Advertiser demand varies significantly across content verticals. Niches with high-value customer actions (like insurance sign-ups or mortgage applications) command premium eCPMs because advertisers are willing to pay more to reach those audiences.

Content Niche eCPM Range (US) Demand Level
Finance & Insurance $15 – $40+ Very High
Legal $12 – $35 Very High
Health & Wellness $5 – $15 Medium
Technology & Software $8 – $20 High
Education $6 – $18 Medium
Home & Garden $5 – $14 Medium
Travel $4 – $12 Medium
Food & Recipes $8 – $20 High
Entertainment & Gaming $2 – $8 Low
News & General $3 – $10 Low-Medium

eCPM by Geography

The geographic origin of your traffic has a massive impact on eCPM. Advertisers pay premium rates to reach audiences in countries with high purchasing power, because those audiences are more likely to convert into paying customers.

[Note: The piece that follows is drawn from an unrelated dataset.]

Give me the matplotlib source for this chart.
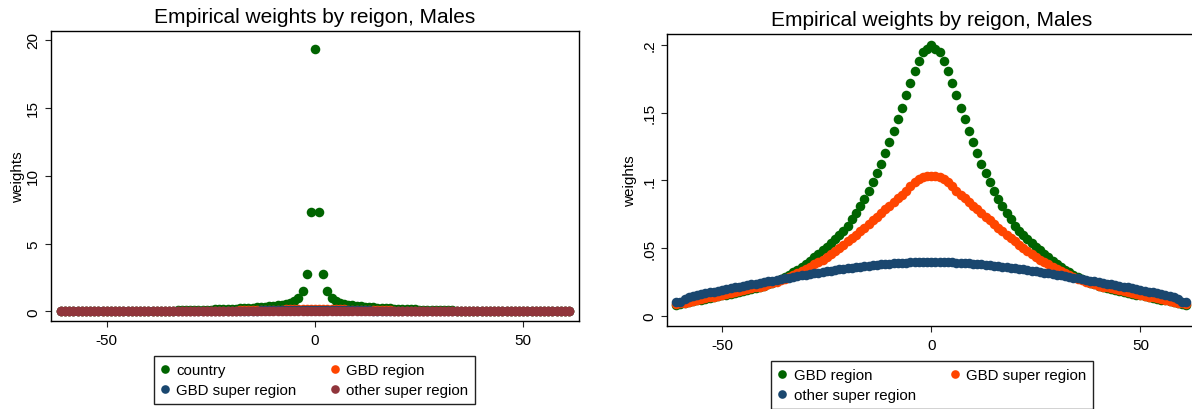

Region / Country Typical eCPM Range Relative Value
United States $10 – $30 Premium
United Kingdom $8 – $20 Premium
Canada $7 – $18 High
Australia $7 – $18 High
Western Europe (DE, FR, NL) $5 – $15 Medium-High
Eastern Europe $2 – $6 Low-Medium
Latin America (BR, MX) $1 – $5 Low
Southeast Asia $1 – $4 Low
India $1 – $5 Low
Africa $0.50 – $3 Very Low

Key takeaway: If your site receives primarily US, UK, and Canadian traffic, your eCPMs will naturally be higher. Publishers with global traffic should segment their analytics by country to understand true per-impression value and consider geo-targeted ad optimization strategies.

How to Increase Your eCPM: A Publisher's Guide

Increasing your eCPM is the most effective way to boost ad revenue without needing more traffic — refer to current CPM benchmarks by platform to see where you stand. Here are six proven strategies that successful publishers use to maximize their per-impression earnings.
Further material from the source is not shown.